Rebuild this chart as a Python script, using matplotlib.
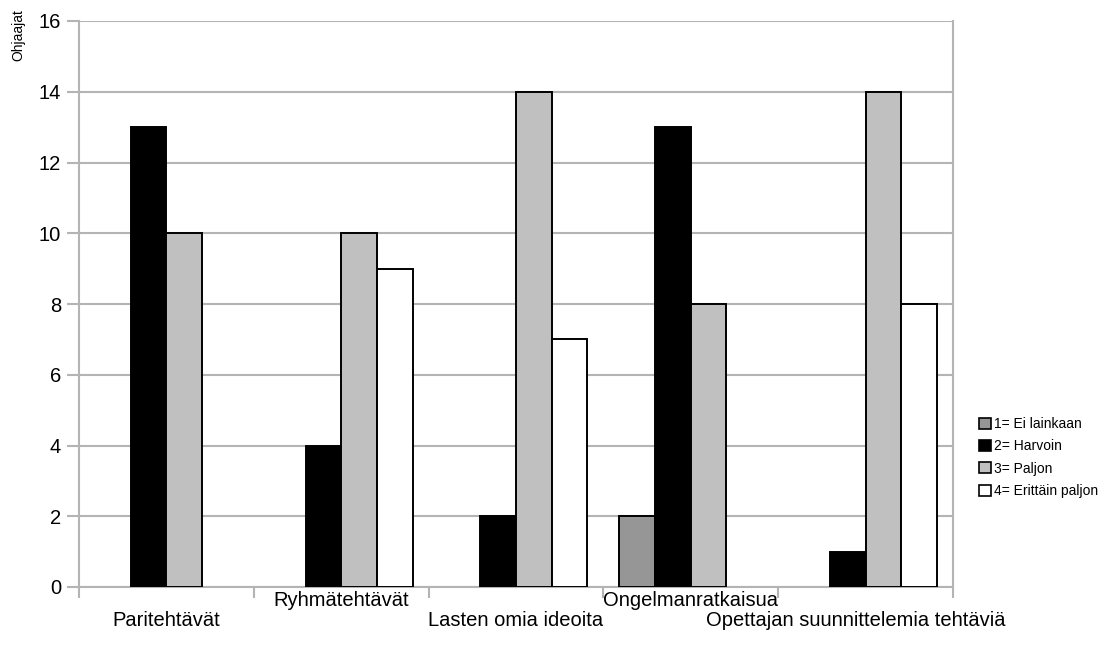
import matplotlib
matplotlib.use("Agg")
import matplotlib.pyplot as plt
import numpy as np
from matplotlib.patches import Patch
import matplotlib.transforms as mtransforms

plt.rcParams['font.family'] = ['Liberation Sans', 'DejaVu Sans']

categories = ["Paritehtävät", "Ryhmätehtävät", "Lasten omia ideoita",
              "Ongelmanratkaisua", "Opettajan suunnittelemia tehtäviä"]
series_names = ["1= Ei lainkaan", "2= Harvoin", "3= Paljon", "4= Erittäin paljon"]
s1 = [0, 0, 0, 2, 0]
s2 = [13, 4, 2, 13, 1]
s3 = [10, 10, 14, 8, 14]
s4 = [0, 9, 7, 0, 8]
series = [s1, s2, s3, s4]
colors = ["#969696", "#000000", "#c0c0c0", "#ffffff"]
yticks = [0, 2, 4, 6, 8, 10, 12, 14, 16]

W, H = 1109, 657
fig = plt.figure(figsize=(W / 100, H / 100), dpi=100)
ax = fig.add_axes([79 / W, 1 - 587 / H, (953 - 79) / W, (587 - 21) / H])

grid_c = "#b4b4b4"
n = len(categories)
x = np.arange(n)
bw = 0.204
for i, (vals, c) in enumerate(zip(series, colors)):
    off = (i - 1.5) * bw
    xs = [xi + off for xi, v in zip(x, vals) if v != 0]
    vs = [v for v in vals if v != 0]
    ax.bar(xs, vs, width=bw, color=c, edgecolor="black", linewidth=1.4, zorder=3)

ax.set_xlim(-0.5, n - 0.5)
ax.set_ylim(0, 16)
ax.set_yticks(yticks)
ax.set_yticklabels([str(t) for t in yticks], fontsize=14.5)
ax.yaxis.grid(True, color=grid_c, linewidth=1.5, zorder=0)
ax.tick_params(axis='y', direction='out', length=9, width=1.5, color=grid_c, pad=4)

ax.set_xticks(np.arange(n + 1) - 0.5)
ax.set_xticklabels([])
ax.tick_params(axis='x', direction='out', length=8, width=1.5, color=grid_c)

for s in ["left", "right", "bottom"]:
    ax.spines[s].set_color(grid_c)
    ax.spines[s].set_linewidth(1.5)
ax.spines["top"].set_visible(False)

trans = mtransforms.blended_transform_factory(ax.transData, fig.transFigure)
for i, cat in enumerate(categories):
    ypix = 621 if i % 2 == 0 else 601
    t = trans
    if i == n - 1:
        t = trans + mtransforms.ScaledTranslation(-10 / 100, 0, fig.dpi_scale_trans)
    ax.text(i, 1 - ypix / H, cat, transform=t, ha="center", va="center", fontsize=14.5)

fig.text(18 / W, 1 - 35 / H, "Ohjaajat", rotation=90, ha="center", va="center", fontsize=10)

handles = [Patch(facecolor=c, edgecolor="black", linewidth=1.2) for c in colors]
leg = fig.legend(handles, series_names, loc="upper left", bbox_to_anchor=(979 / W, 1 - 417 / H),
                 frameon=False, fontsize=10, handlelength=0.85, handleheight=0.85,
                 handletextpad=0.25, labelspacing=0.6, borderpad=0, borderaxespad=0)

fig.savefig("out.png", dpi=100)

================

(AIM) Output a faithful copy of the data, with each picture left out.

(EXERCISE OUTPUT)
Rebuild this chart as a Python script, using matplotlib.
import matplotlib
matplotlib.use("Agg")
import matplotlib.pyplot as plt
import numpy as np
from matplotlib.patches import Patch
import matplotlib.transforms as mtransforms

plt.rcParams['font.family'] = ['Liberation Sans', 'DejaVu Sans']

categories = ["Paritehtävät", "Ryhmätehtävät", "Lasten omia ideoita",
              "Ongelmanratkaisua", "Opettajan suunnittelemia tehtäviä"]
series_names = ["1= Ei lainkaan", "2= Harvoin", "3= Paljon", "4= Erittäin paljon"]
s1 = [0, 0, 0, 2, 0]
s2 = [13, 4, 2, 13, 1]
s3 = [10, 10, 14, 8, 14]
s4 = [0, 9, 7, 0, 8]
series = [s1, s2, s3, s4]
colors = ["#969696", "#000000", "#c0c0c0", "#ffffff"]
yticks = [0, 2, 4, 6, 8, 10, 12, 14, 16]

W, H = 1109, 657
fig = plt.figure(figsize=(W / 100, H / 100), dpi=100)
ax = fig.add_axes([79 / W, 1 - 587 / H, (953 - 79) / W, (587 - 21) / H])

grid_c = "#b4b4b4"
n = len(categories)
x = np.arange(n)
bw = 0.204
for i, (vals, c) in enumerate(zip(series, colors)):
    off = (i - 1.5) * bw
    xs = [xi + off for xi, v in zip(x, vals) if v != 0]
    vs = [v for v in vals if v != 0]
    ax.bar(xs, vs, width=bw, color=c, edgecolor="black", linewidth=1.4, zorder=3)

ax.set_xlim(-0.5, n - 0.5)
ax.set_ylim(0, 16)
ax.set_yticks(yticks)
ax.set_yticklabels([str(t) for t in yticks], fontsize=14.5)
ax.yaxis.grid(True, color=grid_c, linewidth=1.5, zorder=0)
ax.tick_params(axis='y', direction='out', length=9, width=1.5, color=grid_c, pad=4)

ax.set_xticks(np.arange(n + 1) - 0.5)
ax.set_xticklabels([])
ax.tick_params(axis='x', direction='out', length=8, width=1.5, color=grid_c)

for s in ["left", "right", "bottom"]:
    ax.spines[s].set_color(grid_c)
    ax.spines[s].set_linewidth(1.5)
ax.spines["top"].set_visible(False)

trans = mtransforms.blended_transform_factory(ax.transData, fig.transFigure)
for i, cat in enumerate(categories):
    ypix = 621 if i % 2 == 0 else 601
    t = trans
    if i == n - 1:
        t = trans + mtransforms.ScaledTranslation(-10 / 100, 0, fig.dpi_scale_trans)
    ax.text(i, 1 - ypix / H, cat, transform=t, ha="center", va="center", fontsize=14.5)

fig.text(18 / W, 1 - 35 / H, "Ohjaajat", rotation=90, ha="center", va="center", fontsize=10)

handles = [Patch(facecolor=c, edgecolor="black", linewidth=1.2) for c in colors]
leg = fig.legend(handles, series_names, loc="upper left", bbox_to_anchor=(979 / W, 1 - 417 / H),
                 frameon=False, fontsize=10, handlelength=0.85, handleheight=0.85,
                 handletextpad=0.25, labelspacing=0.6, borderpad=0, borderaxespad=0)

fig.savefig("out.png", dpi=100)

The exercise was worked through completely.